Wohl habe der Verfassungsgerichtshof in diesem Erkenntnis ausgesprochen, dass die genannte Aufhebung erst mit Ablauf des 31. Dezember 2002 in Kraft trete; das bedeute, dass die (gesetzwidrige) Verordnung bis dahin unangreifbar gewesen sei; der hier angefochtene Bescheid sei zu einem Zeitpunkt (20. November 2002) ergangen, als die Anrufung des Verfassungsgerichtshofes wegen dieser Bestimmungen nicht möglich gewesen sei; allerdings sei im vorliegenden Fall einerseits das Verwaltungsstrafverfahren (das einen am 4. März 2001 verwirklichten Sachverhalt betrifft) bereits lange vor diesem Erkenntnis des Verfassungsgerichtshofes eingeleitet, andererseits die Beschwerde erst am 2. Jänner 2003, somit bereits nach Außerkrafttreten der aufgehobenen Teile der Topographieverordnung, eingebracht worden.
2.1. Dem Beschwerdevorbringen ist zum einen entgegen zu halten, dass es ein subjektives Recht auf Anbringung eines Hinweiszeichens iSd. §53 Z17a und 17b StVO in deutscher und slowenischer Sprache nicht gibt (vgl. VfSlg. 16.403/2001 mwV).
2.2. Zum anderen ist aber auch auf Folgendes hinzuweisen: Im Hinblick auf die einschlägige Rechtsprechung des Verfassungsgerichtshofes (vgl. im Besonderen VfSlg. 11.585/1987, 15.970/2000, 16.404/2001) ist davon auszugehen, dass die unmittelbare Anwendbarkeit des Staatsvertrages von Wien - u. zw. auch als Prüfungsmaßstab in Gesetzes- bzw. Verordnungsprüfungsverfahren - nur dann in Betracht kommt, wenn einfachgesetzliche Ausführungsbestimmungen nicht bestehen; vgl. in diesem Sinne etwa VfSlg. 11.585/1987, Pkt. 5.3.:
"Die Schwierigkeiten bei der Auslegung des Art7 Z3 des Staatsvertrages mögen es zweckmäßig erscheinen lassen, Ausführungsbestimmungen in Gesetzen oder Verordnungen zu erlassen. Dieser Umstand nimmt der staatsvertraglichen Bestimmung jedoch nicht den Charakter der unmittelbaren Anwendbarkeit in jenen Bereichen, die nicht von Ausführungsbestimmungen umfaßt sind."

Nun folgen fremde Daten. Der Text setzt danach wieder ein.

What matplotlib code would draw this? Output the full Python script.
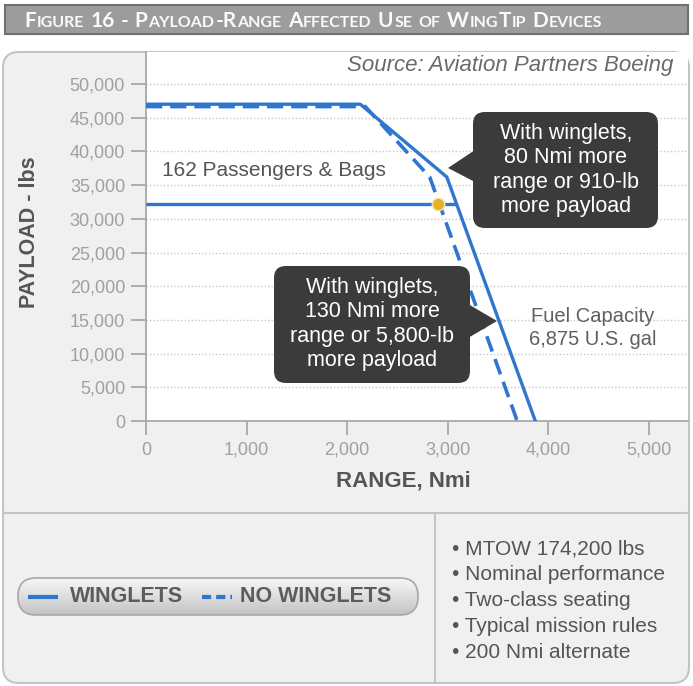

Gerade dies trifft aber hier nicht zu:
Die Aufhebung der - auch im vorliegenden Zusammenhang bedeutsamen - Wortfolge "wegen der verhältnismäßig beträchtlichen Zahl (ein Viertel) der dort wohnhaften Volksgruppenangehörigen" in §2 Abs1 Z2 des Volksgruppengesetzes, BGBl. 1976/396, als verfassungswidrig und der - den politischen Bezirk Völkermarkt betreffenden - Wortfolge "In der Gemeinde Bleiburg in den Gebieten der ehemaligen Gemeinden Feistritz ob Bleiburg und Moos, in der Gemeinde Eisenkappel-Vellach im Gebiet der ehemaligen Gemeinde Vellach, in der Gemeinde Globasnitz und in der Gemeinde Neuhaus im Gebiet der ehemaligen Gemeinde Schwabegg" in §1 Z2 der Verordnung der Bundesregierung vom 31. Mai 1977 über die Bestimmung von Gebietsteilen, in denen topographische Bezeichnungen in deutscher und slowenischer Sprache anzubringen sind, BGBl. 306, als gesetzwidrig, erfolgte nämlich mit Erkenntnis des Verfassungsgerichtshofes vom 13. Dezember 2001, G213/01, V62,63/01 (= VfSlg. 16.404/2001), kundgemacht mit BGBl. I 2002/35, ausgegeben am 31. Jänner 2002, sowie BGBl. II 2002/37, ausgegeben am 22. Jänner 2002, u. zw. unter Setzung einer Frist für das Inkrafttreten der Aufhebung mit Ablauf des 31. Dezember 2002.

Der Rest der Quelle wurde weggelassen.